COPENHAGEN: Danish opposition parties called on Monday for an independent investigation into the right-leaning coalition government’s handling of a row over Prophet Muhammad (peace be upon him) cartoons that have sparked violent protests in Muslim countries.
"Prime Minister Anders Fogh Rasmussen has insisted that he has no reason to blame himself and has laid most of the responsibility for the crisis on imams in Denmark, which is far from accurate," said Frank Aaen, a spokesman for the formerly communist Unity List party.
Aaen, supported by the other leftist and centrist opposition parties, has called for an explanation in writing from Rasmussen and an investigation into the cartoon affair as soon as the protests die down. "This investigation is necessary because things are too murky. The head of the government has said himself that Denmark is facing its biggest challenge since World War II. So it is obvious that we should cast some light on this serious crisis," the head of the centrist Radical Party, Marianne Jelved said.
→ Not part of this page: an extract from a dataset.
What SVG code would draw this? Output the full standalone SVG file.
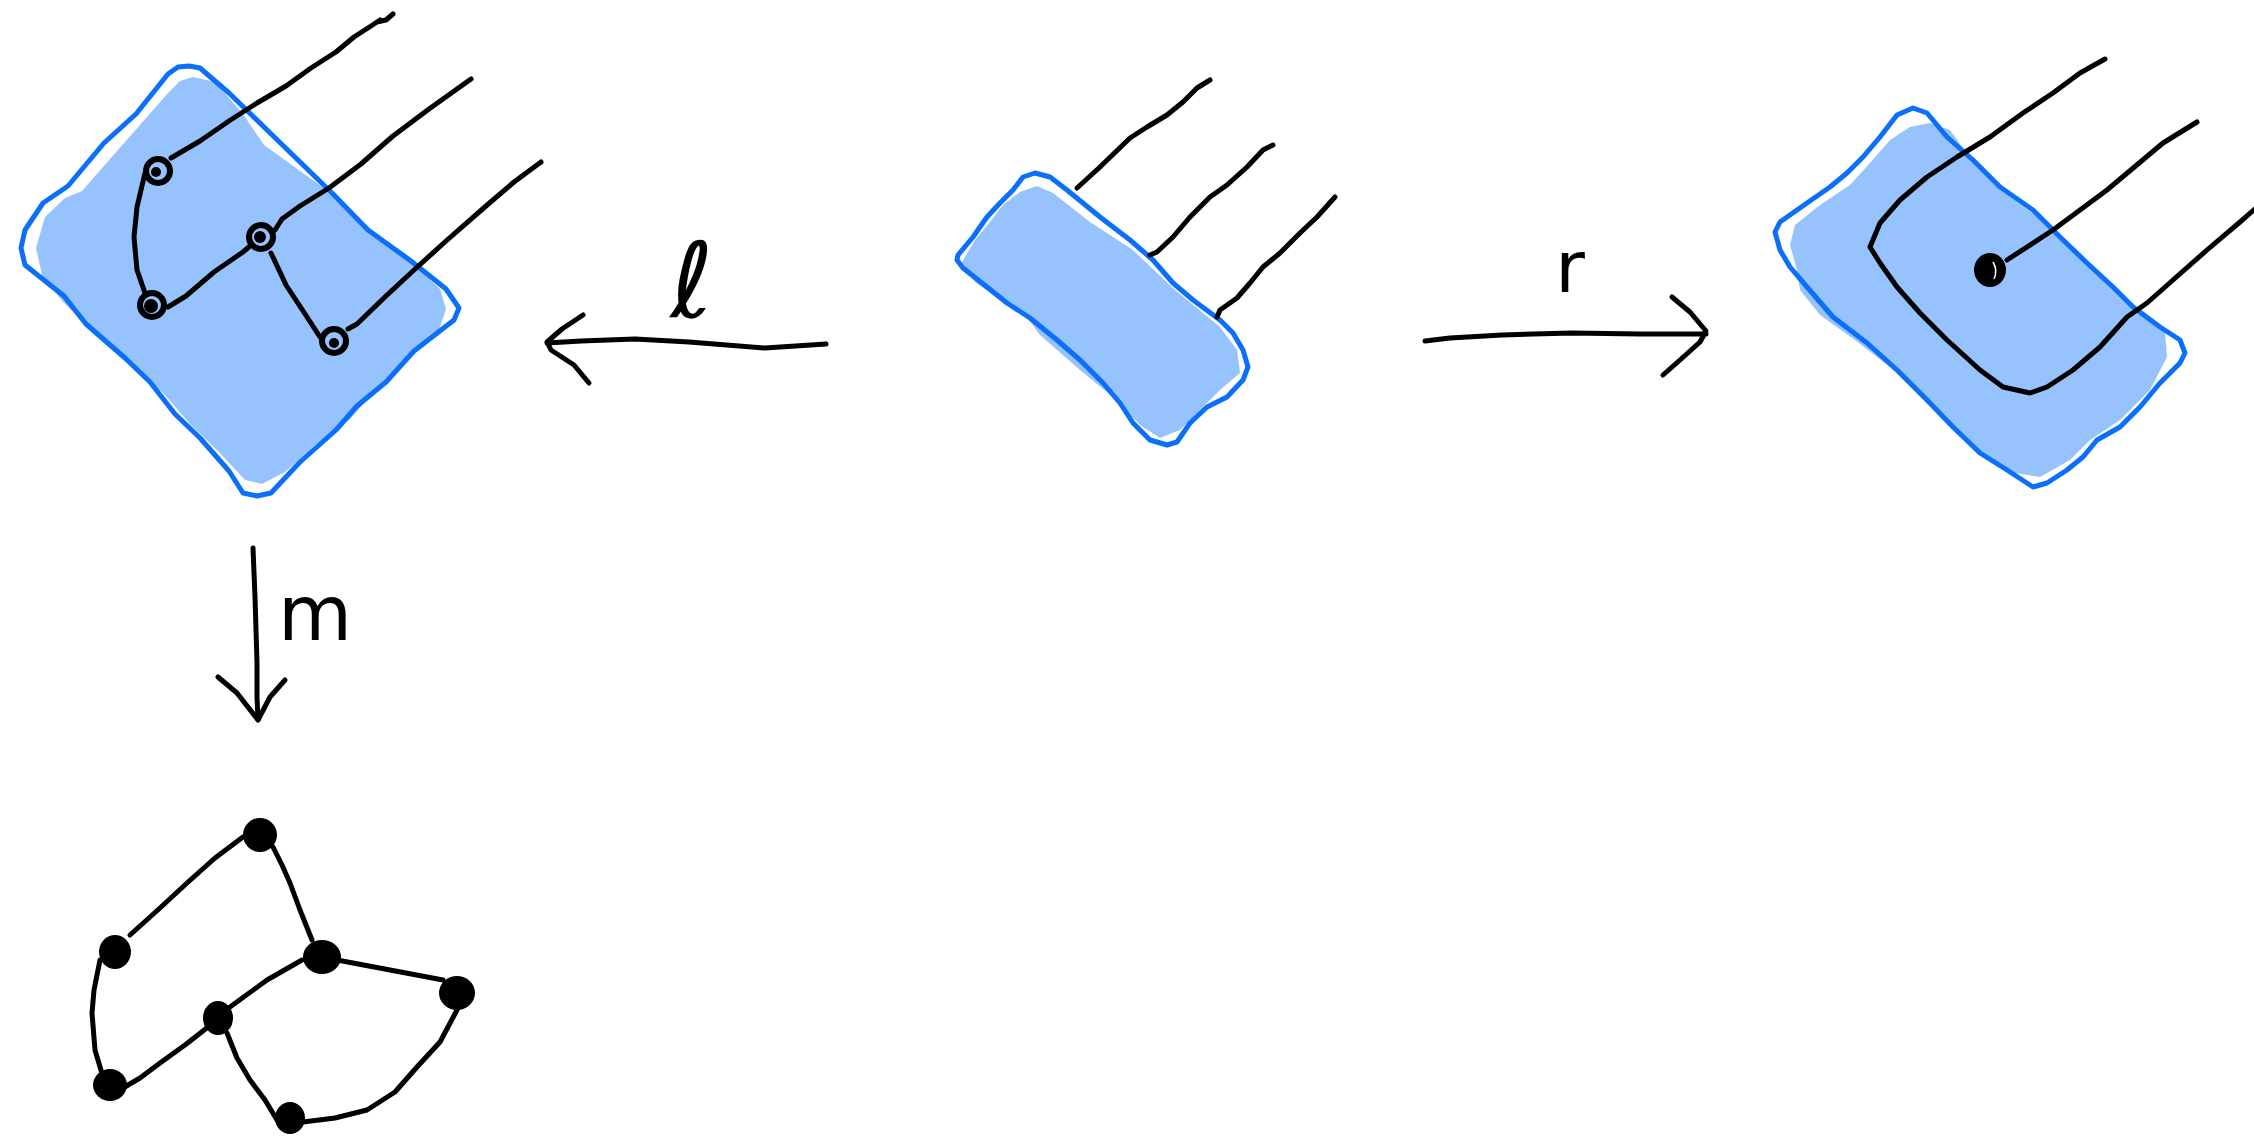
<svg xmlns="http://www.w3.org/2000/svg" width="2254" height="1136" viewBox="0 0 2254 1136">
<style>
.bg{fill:#ffffff}
.fill{fill:#96c2fd;stroke:none}
.outline{fill:none;stroke:#0b6ffa;stroke-width:5;stroke-linejoin:round;stroke-linecap:round}
.ink{fill:none;stroke:#000;stroke-width:5;stroke-linejoin:round;stroke-linecap:round}
.ring{fill:none;stroke:#000;stroke-width:6}
.dot{fill:#000}
.hl{fill:none;stroke:#fff;stroke-width:1.5}
.lbl{font-family:"DejaVu Sans","Liberation Sans",sans-serif;fill:#000;text-anchor:middle}
</style>
<rect class="bg" x="0" y="0" width="2254" height="1136"/>

<g id="node-left">
<polygon class="fill" points="193,77 215,82 243,114 264,145 321,186 368,231 411,262 440,289 446,309 438,333 405,359 375,390 350,419 315,445 285,472 262,484 245,480 220,453 190,424 165,395 130,362 95,333 62,301 42,275 36,248 45,217 65,198 82,191 110,159 140,125 168,93 180,81"/>
<polygon class="outline" points="189,66 200,68 229,93 264,127 300,162 332,193 368,230 411,261 446,289 459,308 454,320 414,351 386,382 357,406 336,430 300,462 271,493 257,496 243,493 229,471 200,438 175,414 150,382 125,358 86,324 64,296 25,265 21,248 25,230 43,203 68,186 104,143 136,114 168,74 178,67"/>
<polyline class="ink" points="145,173 137,207 134,237 137,270 145,293"/>
<polyline class="ink" points="168,307 186,296 214,272 243,252 250,246"/>
<polyline class="ink" points="271,253 286,285 307,317 320,337"/>
<polyline class="ink" points="171,158 200,141 229,121 257,103 286,86 311,68 336,52 354,37 371,26 380,20 377,22 386,20 393,14"/>
<polyline class="ink" points="275,230 282,219 300,206 329,188 361,164 393,136 429,109 471,79"/>
<polyline class="ink" points="348,329 357,324 386,296 414,270 446,241 486,206 514,182 541,162"/>
<circle class="ring" cx="158" cy="171" r="12"/><circle class="dot" cx="156" cy="172" r="5"/>
<circle class="ring" cx="152" cy="305" r="12"/><circle class="dot" cx="151" cy="306" r="7"/>
<circle class="ring" cx="261" cy="237" r="12"/><circle class="dot" cx="260" cy="237" r="6"/>
<circle class="ring" cx="334" cy="341" r="12"/><circle class="dot" cx="334" cy="343" r="5"/>
</g>

<g id="node-middle">
<polygon class="fill" points="1037,186 1053,193 1090,222 1133,250 1175,290 1220,327 1237,350 1240,373 1220,390 1195,415 1180,430 1160,438 1140,425 1113,397 1080,370 1040,335 1027,317 1000,300 975,282 962,262 975,240 990,222 1003,205 1020,192"/>
<polygon class="outline" points="1035,173 1050,177 1067,190 1100,217 1130,240 1153,260 1173,283 1193,300 1220,320 1233,333 1243,350 1248,367 1243,380 1227,397 1207,407 1190,423 1177,442 1167,445 1150,440 1133,423 1120,403 1103,383 1080,360 1057,340 1030,318 1007,303 987,287 963,268 957,260 958,255 973,237 987,217 1000,203 1013,190 1023,177"/>
<polyline class="ink" points="1077,188 1100,167 1130,138 1147,127 1167,115 1183,102 1197,88 1210,80"/>
<polyline class="ink" points="1150,255 1157,252 1173,237 1190,217 1210,197 1227,185 1247,167 1263,150 1273,145"/>
<polyline class="ink" points="1217,317 1220,310 1237,298 1250,283 1263,267 1280,253 1300,233 1317,217 1335,197"/>
</g>

<g id="node-right">
<polygon class="fill" points="1930,123 1950,130 1975,165 2000,190 2035,215 2060,240 2090,268 2115,290 2140,310 2165,333 2167,357 2150,390 2120,420 2090,440 2070,460 2040,477 2010,472 1980,452 1950,425 1920,395 1890,367 1855,340 1820,315 1800,290 1797,270 1790,245 1795,225 1820,205 1850,185 1870,163 1890,140 1910,127"/>
<polygon class="outline" points="1913,108 1927,113 1947,137 1973,160 2000,187 2033,210 2060,237 2087,263 2113,287 2133,307 2160,327 2180,340 2185,353 2180,363 2160,383 2140,407 2120,427 2097,440 2083,457 2067,470 2047,483 2033,487 2007,470 1980,453 1953,427 1927,400 1897,370 1867,343 1833,317 1807,287 1790,267 1780,250 1775,232 1780,222 1807,203 1830,187 1847,173 1863,157 1880,137 1897,115"/>
<polyline class="ink" points="2105,59 2080,73 2053,93 2023,113 1990,137 1957,157 1927,177 1900,200 1880,223 1870,247 1880,263 1897,287 1920,313 1947,340 1980,370 2003,387 2030,393 2047,387 2073,370 2100,347 2127,317 2147,303 2173,280 2207,250 2240,222 2256,208"/>
<polyline class="ink" points="2007,260 2053,230 2107,190 2163,143 2197,122"/>
<ellipse class="dot" cx="1990" cy="270" rx="16" ry="17"/>
<path class="hl" d="M1993,262 Q1998,270 1994,279"/>
</g>

<g id="node-bottom">
<polyline class="ink" points="130,935 160,908 187,883 215,858 243,837"/>
<polyline class="ink" points="273,847 282,865 290,883 300,910 312,940"/>
<polyline class="ink" points="337,960 390,970 443,980"/>
<polyline class="ink" points="302,960 267,980 230,1007"/>
<polyline class="ink" points="100,960 94,990 92,1013 95,1050 103,1077"/>
<polyline class="ink" points="123,1088 140,1078 160,1063 185,1045 208,1027"/>
<polyline class="ink" points="227,1033 237,1058 250,1080 265,1100 277,1120"/>
<polyline class="ink" points="303,1122 335,1118 367,1110 395,1092 417,1067 440,1042 457,1010"/>
<ellipse class="dot" cx="260" cy="835" rx="17" ry="17"/>
<ellipse class="dot" cx="115" cy="952" rx="16" ry="17"/>
<ellipse class="dot" cx="322" cy="957" rx="19" ry="17"/>
<ellipse class="dot" cx="457" cy="993" rx="18" ry="17"/>
<ellipse class="dot" cx="218" cy="1018" rx="15" ry="17"/>
<ellipse class="dot" cx="110" cy="1085" rx="17" ry="16"/>
<ellipse class="dot" cx="290" cy="1118" rx="15" ry="16"/>
</g>

<g id="connectors">
<g id="arrow-l">
<polyline class="ink" points="826,344 765,348 689,342 635,339 581,341 547,343"/>
<polyline class="ink" points="583,315 562,329 547,342 551,350 574,365 589,383"/>
</g>
<g id="arrow-r">
<polyline class="ink" points="1425,341 1450,338 1502,335 1572,333 1640,334 1706,334"/>
<polyline class="ink" points="1672,297 1690,312 1706,331 1700,342 1680,360 1663,375"/>
</g>
<g id="arrow-m">
<polyline class="ink" points="253,548 255,597 257,663 257,697 258,720"/>
<polyline class="ink" points="218,677 237,693 258,720 270,697 285,680"/>
</g>
</g>

<g id="labels">
<text class="lbl" x="692" y="317" font-size="104">ℓ</text>
<text class="lbl" x="1570" y="292" font-size="72">r</text>
<text class="lbl" x="315" y="640" font-size="76">m</text>
</g>
</svg>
The prime minister has refused to apologise for the publication of the cartoons, insisting that the government has no sway over what appears in the media in Denmark, where freedom of expression is fundamental.
Instead, the government has laid most of the blame for the global uproar over the drawings on a group of Muslim clerics in Denmark who, angered by the Danish government’s lack of response to their protests, traveled to the Middle East last year to present a dossier including the 12 cartoons and three other more inflammatory pictures that had not appeared in the paper. "The government carries the greater responsibility for its misinterpretation of a letter by the 11 Muslim ambassadors protesting against these drawings and for underestimating and ignoring the repeated warnings from Egypt last fall," Aaen said.
The 11 diplomats in October requested a meeting with Rasmussen to express their outrage over the cartoons, but he declined, and Egypt reportedly cautioned early on that the row could escalate out of control if Denmark did not issue an official apology. Jelved on Monday criticised Rasmussen for having only presented the letter from the ambassadors as a protest against the drawings, when in fact it also condemned "the anti-Muslim atmosphere in Denmark".
Members of Rasmussen’s coalition government, and especially of government ally the extreme-right Danish People’s Party, have openly referred to Muslims and Islam in derogatory terms. "The prime minister focused only on the (protest against the) drawings in this letter, avoiding to talk about the ambassadors’ other grievances," Jelved said.